Set problem:
Leave out all pictures. Return exactly the lines from the top of the material through the line containing "fig.patches.append(bg)".

Data shown:
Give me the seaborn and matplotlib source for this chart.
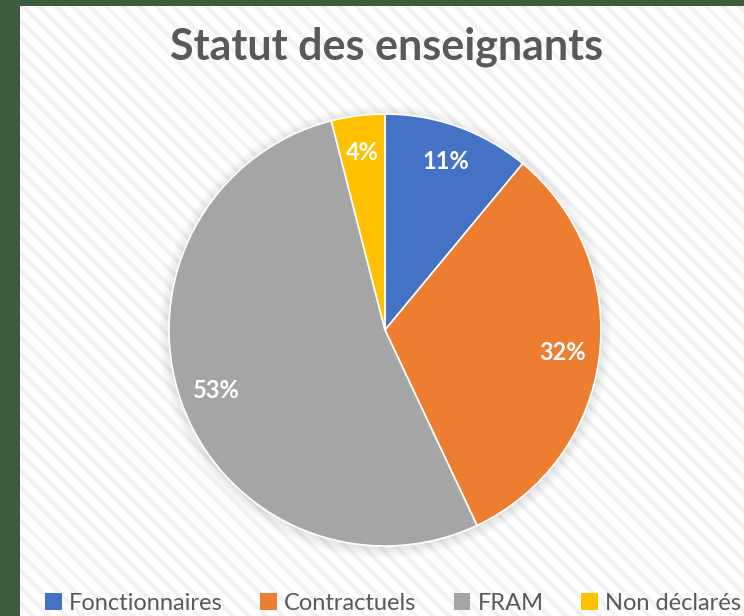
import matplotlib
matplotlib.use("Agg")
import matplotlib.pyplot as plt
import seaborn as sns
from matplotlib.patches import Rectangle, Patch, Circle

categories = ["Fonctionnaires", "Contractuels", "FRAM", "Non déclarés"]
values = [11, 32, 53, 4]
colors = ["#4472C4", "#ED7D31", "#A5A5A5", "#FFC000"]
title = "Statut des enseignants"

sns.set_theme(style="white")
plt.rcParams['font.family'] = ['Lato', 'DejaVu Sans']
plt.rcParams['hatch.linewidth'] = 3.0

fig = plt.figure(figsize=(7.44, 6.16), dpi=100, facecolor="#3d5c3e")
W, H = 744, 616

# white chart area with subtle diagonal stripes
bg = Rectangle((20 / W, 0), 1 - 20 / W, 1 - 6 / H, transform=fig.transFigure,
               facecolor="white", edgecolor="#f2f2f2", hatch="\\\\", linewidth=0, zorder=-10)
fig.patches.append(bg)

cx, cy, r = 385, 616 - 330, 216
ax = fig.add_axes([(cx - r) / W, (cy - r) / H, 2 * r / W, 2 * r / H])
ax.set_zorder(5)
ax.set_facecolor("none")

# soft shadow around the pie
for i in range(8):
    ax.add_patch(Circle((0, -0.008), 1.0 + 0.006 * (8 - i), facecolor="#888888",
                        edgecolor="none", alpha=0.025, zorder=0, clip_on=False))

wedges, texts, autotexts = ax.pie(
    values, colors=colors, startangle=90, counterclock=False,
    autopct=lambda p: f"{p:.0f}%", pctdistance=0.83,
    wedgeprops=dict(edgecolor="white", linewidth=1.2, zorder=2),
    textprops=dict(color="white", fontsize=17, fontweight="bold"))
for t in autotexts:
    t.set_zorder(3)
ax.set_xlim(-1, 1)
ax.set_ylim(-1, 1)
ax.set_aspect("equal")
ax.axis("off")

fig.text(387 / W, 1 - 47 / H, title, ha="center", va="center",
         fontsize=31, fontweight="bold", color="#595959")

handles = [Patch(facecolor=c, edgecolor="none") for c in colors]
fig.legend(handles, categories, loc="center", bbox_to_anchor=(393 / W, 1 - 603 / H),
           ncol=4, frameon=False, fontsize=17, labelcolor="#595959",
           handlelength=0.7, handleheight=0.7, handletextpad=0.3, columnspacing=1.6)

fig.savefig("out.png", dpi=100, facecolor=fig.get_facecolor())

Answer to the exercise:
Give me the seaborn and matplotlib source for this chart.
import matplotlib
matplotlib.use("Agg")
import matplotlib.pyplot as plt
import seaborn as sns
from matplotlib.patches import Rectangle, Patch, Circle

categories = ["Fonctionnaires", "Contractuels", "FRAM", "Non déclarés"]
values = [11, 32, 53, 4]
colors = ["#4472C4", "#ED7D31", "#A5A5A5", "#FFC000"]
title = "Statut des enseignants"

sns.set_theme(style="white")
plt.rcParams['font.family'] = ['Lato', 'DejaVu Sans']
plt.rcParams['hatch.linewidth'] = 3.0

fig = plt.figure(figsize=(7.44, 6.16), dpi=100, facecolor="#3d5c3e")
W, H = 744, 616

# white chart area with subtle diagonal stripes
bg = Rectangle((20 / W, 0), 1 - 20 / W, 1 - 6 / H, transform=fig.transFigure,
               facecolor="white", edgecolor="#f2f2f2", hatch="\\\\", linewidth=0, zorder=-10)
fig.patches.append(bg)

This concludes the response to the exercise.